··· Data in this exercise
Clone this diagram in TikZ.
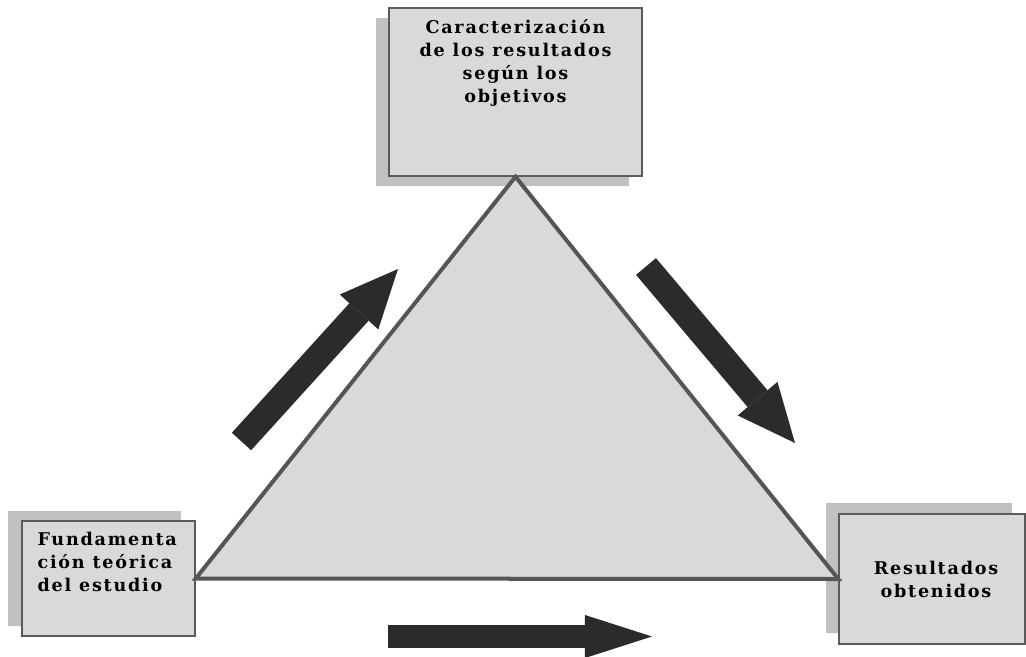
\documentclass[tikz,border=0pt]{standalone}
\usepackage{fontspec}
\newfontfamily\boxfont[LetterSpace=10]{DejaVu Serif}
\usetikzlibrary{arrows.meta,positioning,shadows}
\definecolor{boxgray}{HTML}{D9D9D9}
\definecolor{shadegray}{HTML}{C0C0C0}
\definecolor{edgegray}{HTML}{5A5A5A}
\definecolor{trigray}{HTML}{555555}
\definecolor{arrowgray}{HTML}{2B2B2B}

\begin{document}
\begin{tikzpicture}[x=0.025cm,y=-0.025cm,
    box/.style={draw=edgegray, line width=0.035cm, fill=boxgray, inner sep=0pt},
    boxtext/.style={font=\boxfont\fontsize{12.5}{16.3}\selectfont\bfseries, inner sep=0pt},
    bigarrow/.style={line width=0.65cm, arrowgray, line cap=butt,
      -{Triangle[length=1.45cm, width=1.3cm, line width=0pt]}}]
  \useasboundingbox (0,0) rectangle (1026,657);

  % the three boxes
  \node (obj) [box, minimum width=6.325cm, minimum height=4.2cm,
    general shadow={fill=shadegray, shadow xshift=-0.325cm, shadow yshift=-0.25cm}]
    at (515.5,92) {};
  \node (fund) [box, minimum width=4.325cm, minimum height=2.875cm,
    general shadow={fill=shadegray, shadow xshift=-0.35cm, shadow yshift=0.25cm}]
    at (108.5,578.5) {};
  \node (res) [box, minimum width=4.65cm, minimum height=3.25cm,
    general shadow={fill=shadegray, shadow xshift=-0.325cm, shadow yshift=0.275cm}]
    at (932,579) {};

  \node (objtxt) [boxtext, align=center, below=0.3cm of obj.north]
    {Caracterización\\de los resultados\\según los\\objetivos};
  \node (fundtxt) [boxtext, align=left, below right=0.3cm and 0.4cm of fund.north west]
    {Fundamenta\\ción teórica\\del estudio};
  \node (restxt) [boxtext, align=center, below=1.2cm of res.north, xshift=0.1cm]
    {Resultados\\obtenidos};

  % triangle
  \draw[trigray, line width=0.1cm, fill=boxgray]
    (obj.south) -- (res.west) -- (fund.east) -- cycle;

  % block arrows
  \coordinate (upA) at (241.5,441.5);
  \coordinate (upB) at (398,269);
  \coordinate (dnA) at (646,266.5);
  \coordinate (dnB) at (795,443);
  \coordinate (btA) at (388,636.5);
  \coordinate (btB) at (652,636.5);
  \draw[bigarrow] (upA) -- (upB);
  \draw[bigarrow] (dnA) -- (dnB);
  \draw[bigarrow, line width=0.575cm,
    -{Triangle[length=1.675cm, width=1.075cm, line width=0pt]}] (btA) -- (btB);
\end{tikzpicture}
\end{document}
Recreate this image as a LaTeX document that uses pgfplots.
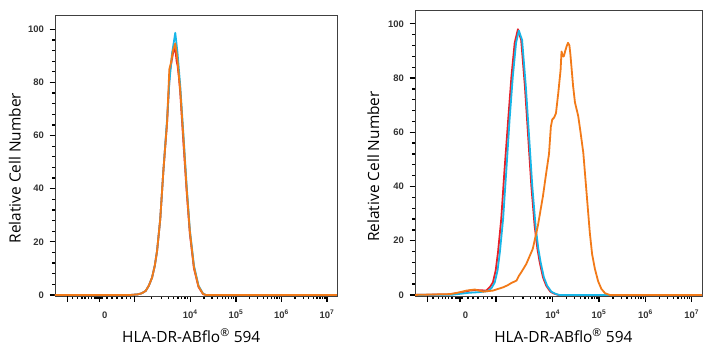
······
■ Task statement ■
Give again, word for word, every line from the top of the data through the line with "(0,0) rectangle (1026,657);", both ends included, and exclude the pictures.

■ Full response ■
Clone this diagram in TikZ.
\documentclass[tikz,border=0pt]{standalone}
\usepackage{fontspec}
\newfontfamily\boxfont[LetterSpace=10]{DejaVu Serif}
\usetikzlibrary{arrows.meta,positioning,shadows}
\definecolor{boxgray}{HTML}{D9D9D9}
\definecolor{shadegray}{HTML}{C0C0C0}
\definecolor{edgegray}{HTML}{5A5A5A}
\definecolor{trigray}{HTML}{555555}
\definecolor{arrowgray}{HTML}{2B2B2B}

\begin{document}
\begin{tikzpicture}[x=0.025cm,y=-0.025cm,
    box/.style={draw=edgegray, line width=0.035cm, fill=boxgray, inner sep=0pt},
    boxtext/.style={font=\boxfont\fontsize{12.5}{16.3}\selectfont\bfseries, inner sep=0pt},
    bigarrow/.style={line width=0.65cm, arrowgray, line cap=butt,
      -{Triangle[length=1.45cm, width=1.3cm, line width=0pt]}}]
  \useasboundingbox (0,0) rectangle (1026,657);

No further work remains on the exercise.